Certainement mieux informé, de par ses fonctions, qu’Ould Taya sur l’état d’esprit des populations, le désormais président du CMJD et chef de l’État savait que le putsch allait être favorablement accueilli à l’intérieur et, somme toute, mollement condamné à l’extérieur. Reçus le 5 août au Palais, les ambassadeurs des États-Unis et d’Israël sont ainsi sortis rassurés. Ely Ould Mohamed Vall, qui a, par le passé, effectué plusieurs missions secrètes à Tel-Aviv et à Jérusalem sur ordre d’Ould Taya, n’a manifestement pas l’intention de remettre en question, tout au moins pour l’instant, l’une des décisions les moins admises, par l’opposition, de son prédécesseur : l’établissement de liens diplomatiques avec l’État hébreu. Idem pour l’« axe » Nouakchott-Rabat. Le roi Mohammed VI a dépêché auprès du nouveau président l’un de ses hommes de confiance, le patron de la DGSE (sécurité extérieure), Yassine Mansouri, porteur d’un message que l’on imagine bienveillant. Réalistes, les Marocains, à l’instar du Sénégalais Abdoulaye Wade, ont d’ailleurs fait savoir à Maaouiya Ould Taya, en son étape-refuge de Niamey, qu’ils ne souhaitaient pas pour l’instant le voir s’installer chez eux. Une attitude qui n’étonnera pas outre mesure l’intéressé, lui qui a toujours su que seuls les rapports de force guidaient les choix politiques.
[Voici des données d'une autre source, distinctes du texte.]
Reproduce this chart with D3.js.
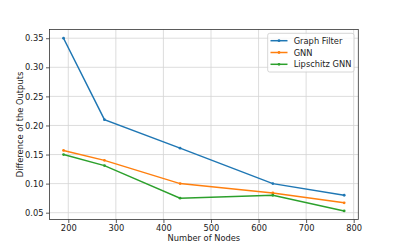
<!DOCTYPE html>
<html><head><meta charset="utf-8">
<script src="https://cdn.jsdelivr.net/npm/d3@7"></script>
<style>body{margin:0;background:#fff}svg{display:block}text{font-family:"DejaVu Sans",sans-serif;fill:#222}</style>
</head><body><svg id="c" width="398" height="247"></svg>
<script>
const nodes = [190, 276, 435, 630, 780];
const graphFilter = [0.350, 0.210, 0.161, 0.100, 0.080];
const gnn = [0.157, 0.140, 0.100, 0.084, 0.067];
const lipschitzGnn = [0.150, 0.131, 0.075, 0.080, 0.053];
const seriesNames = ["Graph Filter", "GNN", "Lipschitz GNN"];
const colors = ["#1f77b4", "#ff7f0e", "#2ca02c"];
const xTicks = [200, 300, 400, 500, 600, 700, 800];
const yTicks = [0.05, 0.10, 0.15, 0.20, 0.25, 0.30, 0.35];

const L = 49.5, R = 358.3, T = 29.5, B = 219.5;
const svg = d3.select("#c");
const x = d3.scaleLinear().domain([160.5, 809.7]).range([L, R]);
const y = d3.scaleLinear().domain([0.0383, 0.365]).range([B, T]);
const fs = 8.3;

// grid
svg.append("g").selectAll("line").data(xTicks).join("line")
  .attr("x1", d => x(d)).attr("x2", d => x(d)).attr("y1", T).attr("y2", B)
  .attr("stroke", "#d4d4d4").attr("stroke-width", 0.8);
svg.append("g").selectAll("line").data(yTicks).join("line")
  .attr("y1", d => y(d)).attr("y2", d => y(d)).attr("x1", L).attr("x2", R)
  .attr("stroke", "#d4d4d4").attr("stroke-width", 0.8);

// axes
const xa = svg.append("g").attr("transform", `translate(0,${B})`)
  .call(d3.axisBottom(x).tickValues(xTicks).tickFormat(d3.format("d")).tickSize(3.5).tickPadding(2.5));
const ya = svg.append("g").attr("transform", `translate(${L},0)`)
  .call(d3.axisLeft(y).tickValues(yTicks).tickFormat(d3.format(".2f")).tickSize(3.5).tickPadding(2.5));
[xa, ya].forEach(a => {
  a.select(".domain").remove();
  a.selectAll("line").attr("stroke", "#333").attr("stroke-width", 0.8);
  a.selectAll("text").attr("font-size", fs).attr("font-family", "DejaVu Sans").attr("fill", "#222");
});
svg.append("rect").attr("x", L).attr("y", T).attr("width", R - L).attr("height", B - T)
  .attr("fill", "none").attr("stroke", "#333").attr("stroke-width", 0.8);

// series
const data = [graphFilter, gnn, lipschitzGnn];
const line = d3.line().x((d, i) => x(nodes[i])).y(d => y(d));
data.forEach((s, k) => {
  svg.append("path").datum(s).attr("d", line).attr("fill", "none")
    .attr("stroke", colors[k]).attr("stroke-width", 1.5);
  svg.append("g").selectAll("circle").data(s).join("circle")
    .attr("cx", (d, i) => x(nodes[i])).attr("cy", d => y(d)).attr("r", 1.4).attr("fill", colors[k]);
});

// labels
svg.append("text").attr("x", (L + R) / 2).attr("y", 241).attr("text-anchor", "middle")
  .attr("font-size", fs).text("Number of Nodes");
svg.append("text").attr("transform", `translate(22.5,${(T + B) / 2}) rotate(-90)`)
  .attr("text-anchor", "middle").attr("font-size", fs).text("Difference of the Outputs");

// legend
const lg = svg.append("g");
lg.append("rect").attr("x", 267.7).attr("y", 33.3).attr("width", 86.3).attr("height", 38.7)
  .attr("rx", 2).attr("fill", "#fff").attr("fill-opacity", 0.8).attr("stroke", "#ccc").attr("stroke-width", 0.8);
seriesNames.forEach((n, k) => {
  const yy = 40.7 + k * 11.8;
  lg.append("line").attr("x1", 270.5).attr("x2", 287.5).attr("y1", yy).attr("y2", yy)
    .attr("stroke", colors[k]).attr("stroke-width", 1.5);
  lg.append("circle").attr("cx", 279).attr("cy", yy).attr("r", 1.4).attr("fill", colors[k]);
  lg.append("text").attr("x", 293.7).attr("y", yy + 3).attr("font-size", fs).text(n);
});
</script></body></html>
Exit donc, ou plutôt exil prolongé pour l’homme d’Atar, dont on imagine qu’il doit vivre cette situation avec un mélange très maure de dignité, de rage contenue et de fatalisme. Vingt et un ans de pouvoir sans partage, avec ses ombres et ses lumières, avaient fini par dresser autour de lui, sans qu’il s’en rende compte, une muraille d’incompréhension. À 64 ans, Maaouiya Ould Taya avait même fini par revendiquer ce décalage, persuadé d’avoir raison seul et avant les autres, convaincu qu’un peuple, cela se guide, cela s’éduque et cela se dresse, quitte à ce que ses concitoyens, plus tard, lui rendent hommage, et à ce que l’Histoire, un jour, lui donne raison. Méditations d’un président solitaire auxquelles l’un de ses compagnons les plus fidèles est venu mettre un terme.
Que va faire Ely Ould Mohamed Vall des deux années qu’il s’est données pour remettre le pouvoir en adéquation avec le peuple ? On sait l’homme intelligent, simple, honnête, volontiers ironique, et son image de marque, à défaut d’être vierge, est plutôt bonne. Mais on ignore tout de ses capacités à gouverner ainsi que des lignes de clivage qui, demain, seront susceptibles d’apparaître au sein du Conseil militaire qu’il dirige. État de grâce, donc, en attendant le retour d’une démocratie que la Mauritanie a décidément bien du mal à acclimater.